In her profession as a lawyer, the 1985 CdM graduate has made a difference for the memories of more than 100 women who disappeared from the U.S.-Mexico border town of Ciudad Juarez in the 1990s.

In July 2009, Sungaila filed a 100-page legal brief on behalf of Amnesty International, claiming that the Mexican government was responsible for more than 100 deaths of Ciudad Juarez women because it failed to investigate their disappearances.

Amnesty International won the case.

It was Sungaila’s brief that paved the way to the decision by the Costa Rica-based Inter-American Court of Human Rights on Dec. 10, 2009, which ruled that the Mexican government had violated a pair of international treaties — the American Convention on Human Rights and the Inter-American Convention on Prevention, Punishment and Eradication of Violence Against Women.

As a result, the Mexican government had to publish portions of the world court’s decision in newspapers across the country, said Sungaila, adding that journalists in Mexico could not easily write about the decision because of possible repercussions due to Mexico’s conditions.

The government was also supposed to establish a memorial to honor the deaths of the women in Ciudad Juarez, the border town across from El Paso, Texas, Sungaila said. In the 1990s, many women from Ciudad Juarez, Mexico, disappeared while returning home from their work in the maquiladora industry. Later, many of their bodies were found in a remote area on the city’s periphery, where they had been tortured, raped, then killed.

So far, the Mexican government has published the court’s decisions in the newspapers, and Ciudad Juarez is poised to establish a memorial in their honor on Friday to honor the women.

“But what’s really important from a legal standpoint is that the world court recognizes there’s an underlying gender discrimination that has become a pattern in Mexico,” Sungaila said. “When the government failed to investigate the deaths, it created, by its action or inaction, a culture of impunity, where there were no consequences.”

Before beginning her speech to the students, Sungaila asked the students to raise their hands if they thought they’d have no problem going home that evening after the school day.

All of them raised their hands.

Sungaila stumbled onto the Juarez case via the Internet.

She was tipped off after Ariel Dulitzky, a clinical professor of law and director of the Human Rights Clinic at the University of Texas at Austin, went searching for an attorney to represent Amnesty International.

He came across Sungaila’s name online at her L.A.-based firm, Horvitz & Levy. She’d been working on another international case at the time, the outcome of which is still pending, she said.

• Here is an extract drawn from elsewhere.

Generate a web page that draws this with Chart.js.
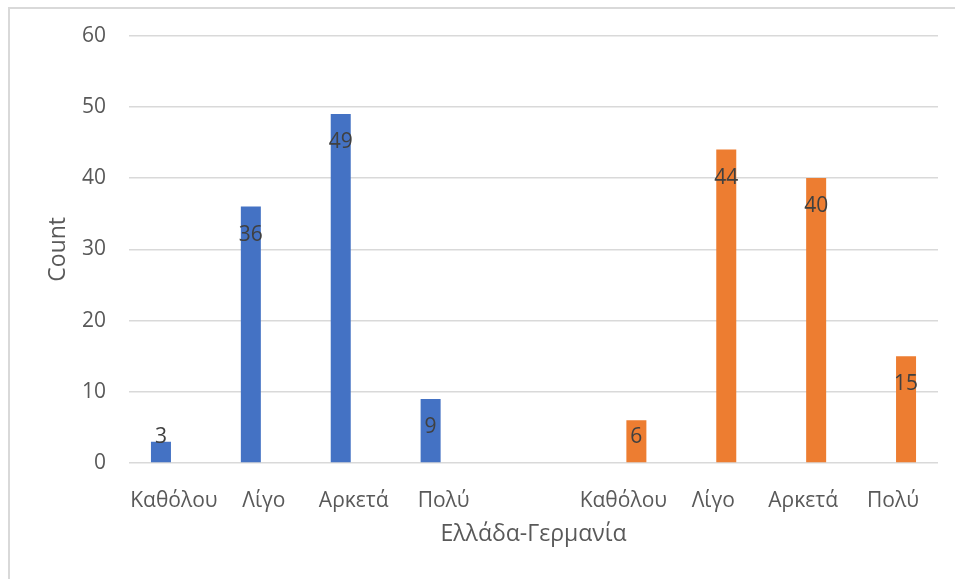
<!DOCTYPE html>
<html lang="el">
<head>
    <meta charset="UTF-8">
    <title>Ελλάδα-Γερμανία</title>
    <script src="https://cdn.jsdelivr.net/npm/chart.js"></script>
    <style>
        html, body { margin: 0; padding: 0; background: #fff; overflow: hidden; }
        .frame {
            position: absolute; left: 8px; top: 7px;
            width: 1000px; height: 700px;
            border-left: 2px solid #d9d9d9;
            border-top: 2px solid #d9d9d9;
        }
        .chart-box { position: absolute; left: 0; top: 0; width: 955px; height: 579px; }
    </style>
</head>
<body>
    <div class="frame"></div>
    <div class="chart-box">
        <canvas id="countChart"></canvas>
    </div>

    <script>
        // Answer categories, left group is Greece, right group is Germany (empty slot between)
        const categories = ['Καθόλου', 'Λίγο', 'Αρκετά', 'Πολύ', '', 'Καθόλου', 'Λίγο', 'Αρκετά', 'Πολύ'];
        const greece = [3, 36, 49, 9, null, null, null, null, null];
        const germany = [null, null, null, null, null, 6, 44, 40, 15];
        const yTicks = [0, 10, 20, 30, 40, 50, 60];

        const FONT = "'Open Sans', 'Noto Sans', sans-serif";
        const SIZE = 21;        // tick and value labels
        const TITLE_SIZE = 23;  // axis titles
        const textColor = '#595959';
        const gridColor = '#d9d9d9';

        // Value labels drawn just inside the top of each bar
        const barValues = {
            id: 'barValues',
            afterDatasetsDraw(chart) {
                const ctx = chart.ctx;
                ctx.save();
                ctx.font = SIZE + 'px ' + FONT;
                ctx.fillStyle = '#404040';
                ctx.textAlign = 'center';
                ctx.textBaseline = 'middle';
                chart.data.datasets.forEach((ds, i) => {
                    const meta = chart.getDatasetMeta(i);
                    meta.data.forEach((bar, j) => {
                        const v = ds.data[j];
                        if (v === null || v === undefined) return;
                        const y = Math.min(bar.y + 28, bar.base - 25);
                        ctx.fillText(String(v), bar.x, y);
                    });
                });
                ctx.restore();
            }
        };

        const ctx = document.getElementById('countChart').getContext('2d');
        const countChart = new Chart(ctx, {
            type: 'bar',
            data: {
                labels: categories,
                datasets: [
                    {
                        label: 'Ελλάδα',
                        data: greece,
                        backgroundColor: '#4472c4',
                        categoryPercentage: 0.578,
                        barPercentage: 0.77
                    },
                    {
                        label: 'Γερμανία',
                        data: germany,
                        backgroundColor: '#ed7d31',
                        categoryPercentage: 0.578,
                        barPercentage: 0.77
                    }
                ]
            },
            options: {
                responsive: true,
                maintainAspectRatio: false,
                animation: false,
                layout: { padding: { left: 0, top: 35, right: 17, bottom: 0 } },
                plugins: {
                    legend: { display: false },
                    tooltip: { enabled: false }
                },
                scales: {
                    x: {
                        grid: { display: false },
                        border: { display: false },
                        ticks: {
                            color: textColor,
                            font: { family: FONT, size: SIZE },
                            padding: 17,
                            maxRotation: 0,
                            autoSkip: false
                        },
                        title: {
                            display: true,
                            text: 'Ελλάδα-Γερμανία',
                            color: textColor,
                            font: { family: FONT, size: TITLE_SIZE },
                            padding: { top: 0, bottom: 31 }
                        },
                        afterFit(scale) { scale.height = 116; }
                    },
                    y: {
                        min: 0,
                        max: 60,
                        afterBuildTicks(scale) {
                            scale.ticks = yTicks.map(v => ({ value: v }));
                        },
                        grid: { color: gridColor, lineWidth: 1.5, drawTicks: false },
                        border: { display: false },
                        ticks: {
                            color: textColor,
                            font: { family: FONT, size: SIZE },
                            padding: 23
                        },
                        title: {
                            display: true,
                            text: 'Count',
                            color: textColor,
                            font: { family: FONT, size: TITLE_SIZE },
                            padding: { top: 45, bottom: 0 }
                        },
                        afterFit(scale) { scale.width = 129; }
                    }
                }
            },
            plugins: [barValues]
        });
    </script>
</body>
</html>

As Sungaila tells it, she only had a few months to write the brief, which took a great deal of international research and, ultimately, tracking down a translation company that would translate the brief for relatively cheap.

They were not easy tasks, she said.

But in the end it was satisfying, she added, to know that maybe a few changes in Mexico could possibly result from her work.

“This is the first time that a treaty for women has been interpreted and applied by world court,” said Sungaila, who went on to Stanford University from CdM, eventually receiving her law degree from UCLA in 1991.

The students, who attended the forum to recognize Human Rights Day on Friday on behalf of the high school’s Human Relations Committee, were impressed by Sungaila’s story.

“She’s an amazing woman,” said Rachael Somerville, a senior, who said she’d like to find a career in international relations and/or international development. “It’s really inspiring to think that one person, one woman could have an effect on the lives of hundreds of other women — in her own small way.”